Jerry Reemer, NTBS's gym sponsor, says tricking is a safe path for people like Jankoski and Ipanag to follow. "I think it gives guys who are a little bit different an avenue to express themselves," says Reemer, "It gives them a good avenue instead of doing things that would get them into trouble."
Up in the air
Ipanag and Jankoski have developed a long-term commitment to tricking, and aspire to pursue this passion. Next year, Ipanag plans to move to California where he will follow his dreams of tricking, acting, dancing and playing music. "Without tricking I wouldn't have the confidence or self-esteem to do this," says Ipanag. He believes that the same confidence that allows him to perform these daring stunts drives him in other aspects of his life, as well. "Being able to trust your body teaches you how to trust yourself," he says.

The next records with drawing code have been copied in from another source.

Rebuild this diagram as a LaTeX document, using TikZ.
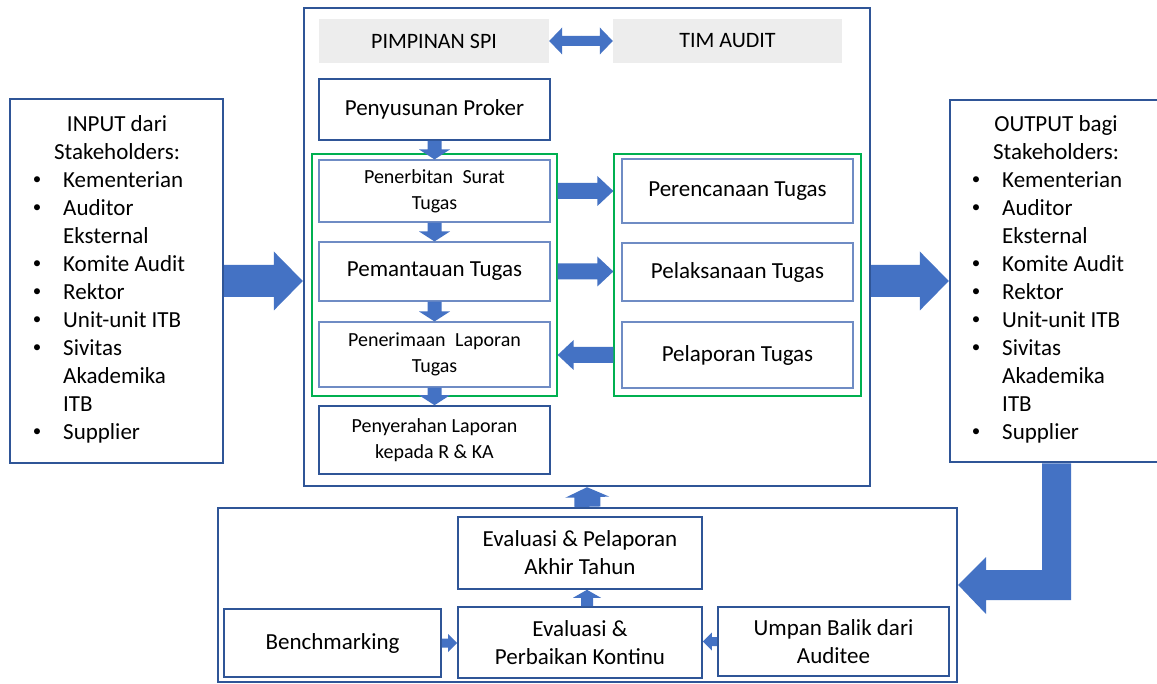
\documentclass[tikz,border=0pt]{standalone}
\usepackage{fontspec}
\setmainfont{Carlito}
\usetikzlibrary{calc}
\definecolor{dkblue}{HTML}{2F5597}
\definecolor{ltblue}{HTML}{6F8CC4}
\definecolor{arrblue}{HTML}{4472C4}
\definecolor{grn}{HTML}{00B050}
\definecolor{grayfill}{HTML}{EDEDED}

% block arrow: #1 start, #2 tip, #3 half shaft, #4 half head, #5 head length
\newcommand\barrow[5]{%
  \coordinate (ba) at (#1);
  \coordinate (bb) at (#2);
  \coordinate (bh) at ($(bb)!#5!(ba)$);
  \fill[arrowfill] ($(ba)!#3!90:(bb)$) -- ($(bh)!#3!90:(bb)$) -- ($(bh)!#4!90:(bb)$)
    -- (bb) -- ($(bh)!#4!-90:(bb)$) -- ($(bh)!#3!-90:(bb)$) -- ($(ba)!#3!-90:(bb)$) -- cycle;
}
% stakeholder list: #1 bullet x, #2 text x, #3 name prefix
\newcommand\stakelist[3]{%
  \foreach \txt/\hasb [count=\k] in {Kementerian/1,Auditor/1,Eksternal/0,Komite Audit/1,Rektor/1,Unit-unit ITB/1,Sivitas/1,Akademika/0,ITB/0,Supplier/1}{
    \node[lbl, anchor=base west] (#3t\k) at (#2,{160+28*\k}) {\txt};
    \ifnum\hasb=1 \node[bul, anchor=center] (#3b\k) at (#1,{160+28*\k-7.5}) {\textbullet};\fi
  }%
}

\tikzset{
  lbl/.style={font=\fontsize{23}{28}\selectfont, inner sep=0pt},
  bul/.style={font=\fontsize{17}{20}\selectfont, inner sep=0pt},
  outer/.style={draw=dkblue, line width=2.4pt, inner sep=0pt},
  midbox/.style={draw=dkblue, line width=1.6pt, align=center, inner sep=0pt, font=\fontsize{23}{28}\selectfont},
  litebox/.style={draw=ltblue, line width=1.1pt, align=center, inner sep=0pt, font=\fontsize{23}{28}\selectfont},
  smalltext/.style={font=\fontsize{20}{26}\selectfont},
  greenbox/.style={draw=grn, line width=1.3pt, inner sep=0pt},
  graybox/.style={fill=grayfill, inner sep=0pt, font=\fontsize{22}{26}\selectfont},
  arrowfill/.style={fill=arrblue},
}

\begin{document}
\begin{tikzpicture}[x=1pt,y=-1pt]
\fill[white] (0,0) rectangle (1157,684);
\useasboundingbox (0,0) rectangle (1157,684);

% outer frames
\node[outer, minimum width=213pt, minimum height=364pt] (inbox) at (116.5,281) {};
\node[outer, minimum width=210pt, minimum height=362pt] (outbox) at (1055,281) {};
\node[outer, minimum width=566pt, minimum height=478pt] (main) at (587,247) {};
\node[outer, minimum width=739pt, minimum height=174pt] (bottom) at (587.5,595) {};

% header
\node[graybox, minimum width=230pt, minimum height=44pt] (spi) at (434,41) {PIMPINAN SPI};
\node[graybox, minimum width=229pt, minimum height=44pt] (tim) at (727.5,41) {TIM AUDIT};

% left column
\node[midbox, minimum width=231pt, minimum height=61pt] (proker) at (434.5,109.5) {Penyusunan Proker};
\node[greenbox, minimum width=245pt, minimum height=242pt] (gl) at (434.5,275) {};
\node[greenbox, minimum width=247pt, minimum height=242pt] (gr) at (737.5,275) {};
\node[litebox, smalltext, minimum width=231pt, minimum height=62pt] (surat) at (434.5,191) {Penerbitan\hspace{5pt} Surat\\Tugas};
\node[litebox, minimum width=231pt, minimum height=59pt] (pantau) at (434.5,271.5) {Pemantauan Tugas};
\node[litebox, smalltext, minimum width=231pt, minimum height=65pt] (terima) at (434.5,354.5) {Penerimaan\hspace{5pt} Laporan\\Tugas};
\node[midbox, smalltext, minimum width=231pt, minimum height=68pt] (serah) at (434.5,440) {Penyerahan Laporan\\kepada R \& KA};

% right column
\node[litebox, minimum width=231pt, minimum height=64pt] (rencana) at (737.5,191) {Perencanaan Tugas};
\node[litebox, minimum width=231pt, minimum height=58pt] (laksana) at (737.5,272) {Pelaksanaan Tugas};
\node[litebox, minimum width=231pt, minimum height=66pt] (lapor) at (737.5,355) {Pelaporan Tugas};

% bottom
\node[midbox, minimum width=244pt, minimum height=72pt] (evlap) at (580,553) {Evaluasi \& Pelaporan\\Akhir Tahun};
\node[midbox, minimum width=244pt, minimum height=71pt] (evperb) at (580,642.5) {Evaluasi \&\\Perbaikan Kontinu};
\node[midbox, minimum width=217pt, minimum height=68pt] (bench) at (332.5,643) {Benchmarking};
\node[midbox, minimum width=231pt, minimum height=69pt] (umpan) at (833.5,641.5) {Umpan Balik dari\\Auditee};

% stakeholder texts
\node[lbl, anchor=base] (inh1) at (117,132) {INPUT dari};
\node[lbl, anchor=base] (inh2) at (117,160) {Stakeholders:};
\stakelist{37}{63}{in}
\node[lbl, anchor=base] (outh1) at (1056,132) {OUTPUT bagi};
\node[lbl, anchor=base] (outh2) at (1056,160) {Stakeholders:};
\stakelist{976}{1002}{out}

% arrows
\coordinate (hmid) at ($(spi.east)!0.5!(tim.west)$);
\barrow{hmid}{spi.east}{5pt}{13.5pt}{13pt}
\barrow{hmid}{tim.west}{5pt}{13.5pt}{13pt}

\barrow{proker.south}{surat.north}{7pt}{15.5pt}{10pt}
\barrow{surat.south}{pantau.north}{7pt}{15.5pt}{10pt}
\barrow{pantau.south}{terima.north}{7pt}{15.5pt}{10pt}
\barrow{terima.south}{serah.north}{7pt}{15.5pt}{10pt}

\barrow{gl.east |- rencana.west}{gr.west |- rencana.west}{8pt}{15pt}{16pt}
\barrow{gl.east |- pantau.east}{gr.west |- pantau.east}{8pt}{15pt}{16pt}
\barrow{gr.west |- lapor.west}{gl.east |- lapor.west}{8pt}{15pt}{16pt}

\barrow{inbox.east}{main.west |- inbox.east}{16pt}{29.5pt}{29pt}
\barrow{main.east |- outbox.west}{outbox.west}{16pt}{29.5pt}{29pt}

\barrow{bottom.north}{main.south}{13pt}{22pt}{10pt}
\barrow{evperb.north -| main.south}{evlap.south -| main.south}{6pt}{14pt}{8pt}
\barrow{bench.east}{evperb.west |- bench.east}{4.5pt}{9pt}{9pt}
\barrow{umpan.west}{evperb.east |- umpan.west}{4.5pt}{9pt}{9pt}

% bent arrow from output box to bottom box
\coordinate (btip) at (bottom.east |- 0,585);
\fill[arrowfill] (1042,463.5) -- (1071,463.5) -- (1071,600) -- (986,600) -- (986,614)
  -- (btip) -- (986,557) -- (986,570) -- (1042,570) -- cycle;
\end{tikzpicture}
\end{document}
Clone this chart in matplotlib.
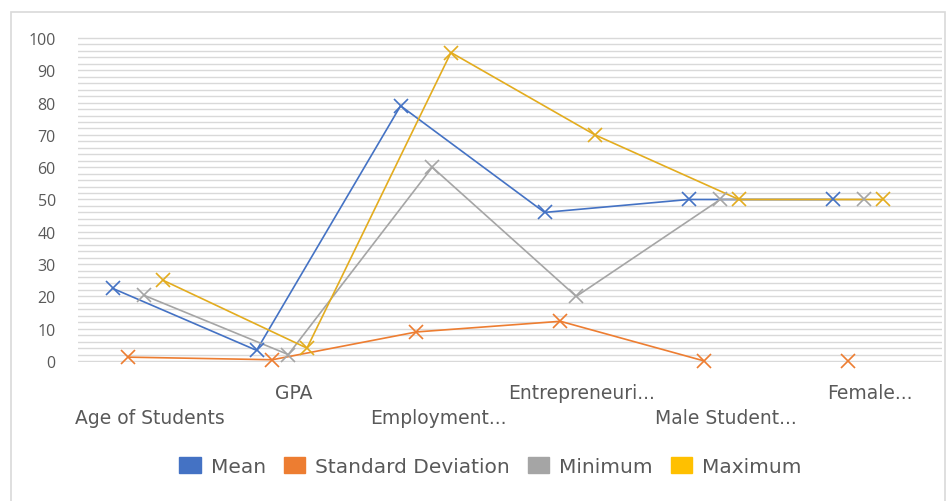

Jankoski also sees a future in tricking that differs slightly from Ipanag's dreams. He wants to join the Tricker House and NTBS after he graduates high school. And NTBS expresses their excitement and readiness for him. "If he keeps on going down the line he's going down, he's going to be one of the world's best," says Atkins of NTBS's enthusiasm toward the prospect of Jankoski's addition to their team.
Ipanag explains that he and Jankoski represent the two different types of trickers — he wants to pursue tricking as a job, while Jankoski would rather pursue it for its artistic value . "I don't want a job in [tricking]," explains Jankoski. "It would over-justify my reason to trick."
For Ipanag and Jankoski, tricking is skill, a community, and a passion. For these Blazers, tricking is a genuine calling. "Ever since I was little I wanted to learn how to fly," says Ipanag, "I guess tricking is the closest I'll ever be."